The bill also allows a member to transfer his EPF contributions into the account of his lawful wife
Pic By ARIF KARTONO
LAWMAKERS passed the Employees Provident Fund (EPF) (Amendment) Bill 2019 yesterday which, among others, would restrict anyone with unpaid outstanding dues to the retirement fund from leaving the country.
The Bill was approved by a simple majority voice vote after a three-hour debate in the Dewan Rakyat.
Deputy Finance Minister Datuk Amiruddin Hamzah (picture) said the amended Section 39 of the Act summarises the intention of “preventing a person from leaving Malaysia without paying contributions”.
He said the EPF CEO may issue to the DG of Immigration Department a certificate containing particulars of the person who would likely leave Malaysia without paying any outstanding and due contributions under this Act.

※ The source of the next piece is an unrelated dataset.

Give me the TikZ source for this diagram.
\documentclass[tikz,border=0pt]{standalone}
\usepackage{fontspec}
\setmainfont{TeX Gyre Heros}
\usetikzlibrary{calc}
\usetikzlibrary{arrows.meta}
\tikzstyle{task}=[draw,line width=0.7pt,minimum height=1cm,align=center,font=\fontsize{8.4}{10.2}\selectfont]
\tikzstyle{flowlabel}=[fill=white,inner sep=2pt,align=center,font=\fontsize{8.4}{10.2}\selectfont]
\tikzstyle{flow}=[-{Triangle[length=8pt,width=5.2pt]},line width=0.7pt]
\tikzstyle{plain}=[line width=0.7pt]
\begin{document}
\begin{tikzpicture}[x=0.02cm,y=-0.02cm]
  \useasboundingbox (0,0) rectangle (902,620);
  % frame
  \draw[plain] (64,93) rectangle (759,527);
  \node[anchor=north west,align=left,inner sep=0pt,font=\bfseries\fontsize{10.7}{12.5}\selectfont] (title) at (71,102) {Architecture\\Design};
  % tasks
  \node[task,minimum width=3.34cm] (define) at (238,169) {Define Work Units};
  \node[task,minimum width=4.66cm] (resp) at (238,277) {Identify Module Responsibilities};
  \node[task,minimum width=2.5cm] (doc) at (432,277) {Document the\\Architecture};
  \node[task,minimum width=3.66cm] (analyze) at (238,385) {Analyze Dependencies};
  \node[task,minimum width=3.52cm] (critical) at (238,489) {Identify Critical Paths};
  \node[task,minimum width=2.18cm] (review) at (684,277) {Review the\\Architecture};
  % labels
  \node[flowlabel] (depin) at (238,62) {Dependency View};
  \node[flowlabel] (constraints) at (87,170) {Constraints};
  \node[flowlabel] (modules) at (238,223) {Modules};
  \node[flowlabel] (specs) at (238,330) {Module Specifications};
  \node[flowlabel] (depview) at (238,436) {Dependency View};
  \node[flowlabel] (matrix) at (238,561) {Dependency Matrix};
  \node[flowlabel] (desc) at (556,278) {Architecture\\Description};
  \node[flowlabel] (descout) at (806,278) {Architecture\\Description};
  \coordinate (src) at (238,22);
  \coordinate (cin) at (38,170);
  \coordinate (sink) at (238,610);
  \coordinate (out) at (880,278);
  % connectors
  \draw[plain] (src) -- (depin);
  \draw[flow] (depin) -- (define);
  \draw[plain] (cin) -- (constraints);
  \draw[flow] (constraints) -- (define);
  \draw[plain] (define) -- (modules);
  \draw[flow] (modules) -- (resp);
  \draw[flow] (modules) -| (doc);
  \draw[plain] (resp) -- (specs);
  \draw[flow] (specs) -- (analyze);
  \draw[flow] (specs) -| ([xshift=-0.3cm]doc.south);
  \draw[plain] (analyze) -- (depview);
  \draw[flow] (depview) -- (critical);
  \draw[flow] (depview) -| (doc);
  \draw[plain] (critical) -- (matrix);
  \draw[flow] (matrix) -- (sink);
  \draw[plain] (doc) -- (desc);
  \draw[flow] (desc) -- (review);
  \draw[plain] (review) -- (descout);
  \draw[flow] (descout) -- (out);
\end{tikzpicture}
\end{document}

“Unless, he pays the outstanding and due contributions, or furnishes security to the satisfaction of the CEO for its payment,” Amiruddin said, reading out Subsection 1 (a) of Section 39, while winding-up in the lower house yesterday.
The Bill states that any person who leaves Malaysia without paying the outstanding contributions, despite knowing that such a letter has been issued, shall be guilty of an offence.
Any person found guilty of the offence shall be liable to imprisonment for a term not exceeding six months or a fine of not more than RM2,000, according to the EPF (Amendment) Bill 2019.
“Contributions”, according to Amiruddin, includes any dividend or late payment charges due on any contributions.
“Employers can check whether they are on the travel ban list with the Immigration Department, although it won’t have details on the outstanding amount,” he added.
According to the EPF’s website, the fund had 14.09 million members as of September last year, 7.2 million of which are still active.
The Bill also seeks to allow a member to transfer his EPF contributions into the account of his lawful wife. However, Amiruddin said there is no plan to allow women to transfer their EPF contributions to their husbands.
“As of now, there is no plan to do so. Even if the wife is allowed to transfer, say, 2% of her 11% contribution to her husband, the sum contributed (to EPF) remains the same; there won’t be any increase in investments even if we allow it,” Amiruddin said in reply to an inquiry by MP Datuk Seri Shahidan Kassim (Barisan Nasional-Arau).
Amiruddin said contributors could also apply for such transfers by submitting the relevant particulars or documents and choose for it to be done on a monthly basis or in accordance with some other period.
In the explanatory statement of the Bill, it is stated that the proposed Section 53D provides that a member of the fund who fulfils the conditions and criteria as specified in the Eight Schedule may elect to transfer his contributions at the rate specified into the account of another member of the fund who is or are his lawful wife or wives.
In the event of a divorce or death of the wife, the contributor may apply to cease the transfer by submitting the relevant particulars or documents.